I'm looking at the following challenge:
Fibonacci is a young resident of the Italian city of Pisa. He spends a lot of time visiting the Leaning Tower of Pisa, one of the iconic buildings in the city, that is situated close to his home. During all his visits to the tower, he plays a strange game while climbing the marble steps of the tower.
The Game: Fibonacci likes to climb the steps either one at a time, two at a time or three at a time. This adds variety to the otherwise monotonous task of climbing. He wants to find the total number of ways in which he can climb n steps, assuming that the order of his individual steps matters. Your task is to help Fibonacci compute this number.
For example, if he wishes to climb three steps, the case of n=3, he could do it in four different ways: (1,1,1): do it in three moves, one step at a time (1,2): do it in two moves, first take a single step, then a double step (2,1): do it in two moves, first take a double step, then a single step (3): do it in just one move, directly leaping to the third step To take another example, if n=5, then some of the sequences could be: (1,3,1),(1,1,3),(3,1,1),(2,1,1,1),(1,2,1,1),(2,1,2) Each sequence is one of the ways of climbing five steps.
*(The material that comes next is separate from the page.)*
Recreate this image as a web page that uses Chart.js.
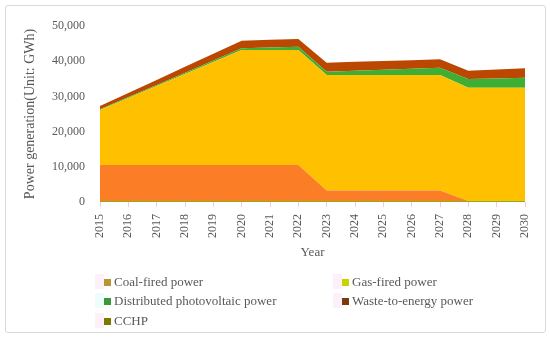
<!DOCTYPE html>
<html>
<head>
<meta charset="utf-8">
<script src="https://cdn.jsdelivr.net/npm/chart.js@4"></script>
<style>
  body { margin: 0; background: #fff; }
  #wrap { position: relative; width: 550px; height: 339px; }
  #frame { position: absolute; left: 5px; top: 5px; width: 539px; height: 326px;
           border: 1px solid #d9d9d9; border-radius: 3px; }
  #c { position: absolute; left: 0; top: 0; }
  .lg { position: absolute; font: 13px "Liberation Serif", serif; color: #595959;
        height: 15px; line-height: 15px; white-space: nowrap; }
  .lg .bg { position: absolute; left: -9px; top: 0; width: 9px; height: 15px; }
  .lg .box { display: inline-block; width: 7px; height: 7px; margin-right: 3px; vertical-align: 0px; }
</style>
</head>
<body>
<div id="wrap">
  <div id="frame"></div>
  <canvas id="c" width="550" height="339"></canvas>
  <div id="legend"></div>
</div>
<script>
const years = ['2015','2016','2017','2018','2019','2020','2021','2022','2023','2024','2025','2026','2027','2028','2029','2030'];
const cchp  = [300,300,300,300,300,300,300,300,300,300,300,300,300,300,300,300];
const coal  = [10200,10200,10200,10200,10200,10200,10200,10200,3000,3000,3000,3000,3000,0,0,0];
const gas   = [15640,19050,22450,25860,29270,32680,32700,32700,32780,32780,32780,32780,32780,32170,32170,32170];
const pv    = [200,250,300,350,420,480,700,900,940,1220,1500,1780,2070,2470,2650,2840];
const waste = [930,1180,1430,1680,1920,2170,2190,2200,2560,2520,2480,2430,2390,2360,2520,2670];

const names = ['Coal-fired power','Gas-fired power','Distributed photovoltaic power','Waste-to-energy power','CCHP'];
const legendColors = ['#b8962e','#c8d400','#3c963c','#7a3a10','#7a7a00'];
const legendBg = ['#fdf0fb','#fdf0fb','#eefcfc','#fdf0fb','#fdf0fb'];

const grey = '#595959';
const font = "'Liberation Serif', serif";

function area(label, data, color, fill) {
  return { label: label, data: data, backgroundColor: color, borderColor: color,
           borderWidth: 0, pointRadius: 0, fill: fill, tension: 0 };
}

new Chart(document.getElementById('c').getContext('2d'), {
  type: 'line',
  data: {
    labels: years,
    datasets: [
      area('CCHP', cchp, '#8fae1b', 'origin'),
      area('Coal-fired power', coal, '#fb7e27', '-1'),
      area('Gas-fired power', gas, '#ffc000', '-1'),
      area('Distributed photovoltaic power', pv, '#3fae34', '-1'),
      area('Waste-to-energy power', waste, '#bb4700', '-1')
    ]
  },
  options: {
    responsive: false,
    animation: false,
    layout: { padding: { left: 18, right: 25, top: 26, bottom: 75 } },
    plugins: { legend: { display: false }, tooltip: { enabled: false } },
    scales: {
      x: {
        offset: false,
        grid: { drawOnChartArea: false, drawTicks: true, tickLength: 5, color: '#f6c6ee' },
        border: { display: false },
        ticks: { color: grey, font: { family: font, size: 12 }, minRotation: 90, maxRotation: 90, padding: 7 },
        title: { display: true, text: 'Year', color: grey, font: { family: font, size: 13 } },
        afterFit: function (s) { s.height = 62; }
      },
      y: {
        stacked: true,
        min: 0, max: 50000,
        grid: { display: false, drawTicks: false },
        border: { display: false },
        ticks: { stepSize: 10000, color: grey, font: { family: font, size: 12 }, padding: 15 },
        title: { display: true, text: 'Power generation(Unit: GWh)', color: grey, font: { family: font, size: 14 } },
        afterFit: function (s) { s.width = 82; }
      }
    }
  }
});

// legend in two columns, as in the reference
const legendPos = [[114, 274], [352, 274], [114, 293], [352, 293], [114, 313]];
const lg = document.getElementById('legend');
names.forEach(function (n, i) {
  const d = document.createElement('div');
  d.className = 'lg';
  d.style.left = (legendPos[i][0] - 10) + 'px';
  d.style.top = legendPos[i][1] + 'px';
  d.innerHTML = '<span class="bg" style="background:' + legendBg[i] + '"></span>' +
                '<span class="box" style="background:' + legendColors[i] + '"></span>' + n;
  lg.appendChild(d);
});
</script>
</body>
</html>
The point to note here is that each element of a sequence can only be 1, 2 or 3. Write a recursive function named steps that accepts a positive integer n as an argument. It should return the total number of ways in which Fibonacci can ascend n steps. Note that the order of his steps is important.
I assume that the logic would be the same as a simple combinatorics problem where we distribute n indistinguishable objects into n distinguishable boxes such that each box at max contains k objects and find the number of possible arrangements for each combination, hence the title. Is this the correct way to look at it, or am I taking the wrong approach?
This is a Tribonacci sequence, following sequence A000073, skipping the first two zeroes, so for 𝑛 starting at 0, the sequence is 1, 1, 2, 4, 7, 13, 24, ...etc.
A naive recursive function would look like this:
function steps(n) {
if (n < 2) return 1
if (n == 2) return 2
return steps(n-3) + steps(n-2) + steps(n-1)
}
If really implemented as a recursive function you'd better apply memoization to make sure it executes in linear time.
Note that such recursive implementation has a space complexity of O(𝑛). A more memory efficient way is to not implement it as a recursive function, but iteratively, which has a O(1) space complexity:
function steps(n) {
a = 0
b = 0
c = 1
while (n > 0) {
d = a + b + c
a = b
b = c
c = d
n = n - 1
}
return c
}
First, in the story of the staircase, let's call a step the part of the staircase, and a move the action you take to climb the stairs (in English the word "step" can be used for both, but that makes it quite confusing).
In the story, when you are 𝑛 steps away from the top (and 𝑛 > 2), you have three options for your next move: the move takes one step, two steps or three steps, reducing 𝑛 with the same amount. If for each of these options you know how many possibilities there are to continue further to the top, then you can just take the sum of those three counts and conclude how many possibilities there are when you are 𝑛 steps away from the top.
So we have this recurrence relation, where 𝑇𝑛 represents the number of possibilities when you are 𝑛 steps away from the top:
𝑇𝑛 = 𝑇𝑛−1 + 𝑇𝑛−2 + 𝑇𝑛−3
What remains is to determine the counts for when 𝑛 is small:
𝑇0 = 1
𝑇1 = 1
𝑇2 = 2
The first one, 𝑇0, may feel non-intuitive, but when you are 0 steps away from the top, you are already at the top, and no more moves are needed. Yet, you achieved the goal, so it counts as 1: there evidently is a way to reach the top -- by doing nothing.
With these specification of 𝑇, the recursive function follows naturally.